Writer-director Matt Winn’s sophomore feature film “The Hoarder” stars Mischa Barton of “The O.C.” fame and Barton portrays the seemingly suspicious and risk-taker Ella. Barton has been through a string of B-horror and other B-movie films that’s far from more of her previous popular works, yet seeing her name headline a film simply entitled “The Hoarder” feels unexplainably awkward. If you’re not familiar with Mischa Barton, Amy Smart (“Mirrors,” “The Butterfly Effect”) is another one of those relatively known actresses that hang onto the B-horror and Hollywood horror fringe line and not securely rooting a place amongst the two very different planes. But Barton is surrounded by a formidable B-movie cast or an ensemble of television actors to where they’ve received their popularity and recognition. “Prison Break’s” Robert Knepper, “The Tudors” Charlotte Salt, and “The Fall’s” Valene Kane co-star alongside Barton. However, Andrew Buckley, as the EEZZEE storage unit manager, is the most entertaining and interesting character with his non-threatening physique, his deadpan comedy, and sheer intensity when provoked. Even though they’re storage units of talent, collectively the actors don’t play well off each other and don’t share the situation as a whole. Rather, each character tries to go into their own personal demons and not into the evil their neck deep at the current moment.
The Matt Winn script, co-written by Chris Denne and James Handel, and direction are well-paced for timing, are attentively consuming from the beginning to end, and are structured soundly to withstand a pretty good and unexpected finale twist. However, the script doesn’t come without its flaws, developing plot holes through the duration that are not explained well enough to extinguish post-viewing questions. Also, a few of the minor characters needed their story to be explored more to give them more worth. I wanted to care more about the character Willow and her drug addiction and the character Vince and his undisclosed corrupt cop business, but couldn’t quite grasp their backstories and their motivations, leaving Willow and Vince as inessential dust particulars instead of full-bodied hair ball critters that one can’t help by notice. The finale successfully satisfies the B-Horror mold that puts that welcoming final stake into “The Hoarder” of ever being a thought of a Hollywood production. And that’s a solid quality to obtain.

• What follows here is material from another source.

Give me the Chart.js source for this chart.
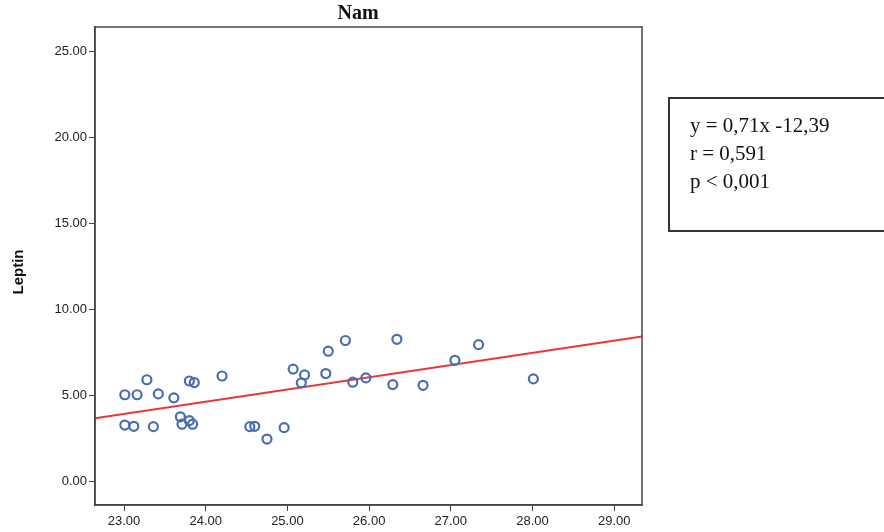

I did expect more of a gory display from special effects supervisor Scott McIntyre. While whatever effects made the film’s final cut were well executed, such as mouths being sewn or stapled shut, much of McIntyre’s talent wasn’t exhibited or perhaps even used. With big time feature credits such as “Enemy at the Gates,” “Mindhunters,” and a more under the radar credit in the more recent “Cockneys Vs Zombies,” “The Hoarder” could have been far more gruesome and unpleasant in a tasteful expo. Aside from the squandering of McIntyre’s talents, the Eben Bolter’s dull cinematography on a well made storage unit set and the Andrew Pearce and Xavier Russell repetitive and cheap soundtrack score blandly conveys menacing “The Hoarder” rightfully deserves.
RLJ Entertainment adds to their collection with the not rated DVD release of “The Hoarder.” Beneath the embossed DVD sleeve and casing, the DVD video quality is comprised of a sleek 2.40:1 widescreen presentation with a Dolby Digital 5.1 track. No flaws detected in either audio or video during the 86 minute runtime. Dialogue, soundtrack, and ambient tracks were appropriately balanced and clear and the video quality is sharp with natural skin tones and prevalent ominous yellow and blue hues. The only bonus feature is “The Making of The Hoarder” which consists of the cast and crew reliving their experience on set and how the feature became to be developed. Overall, “The Hoarder” concept has a strong story attraction, but the resulting film can’t seem to fully shake the teeter-totting performances and the sizable plot holes that water down the finer portions of the film.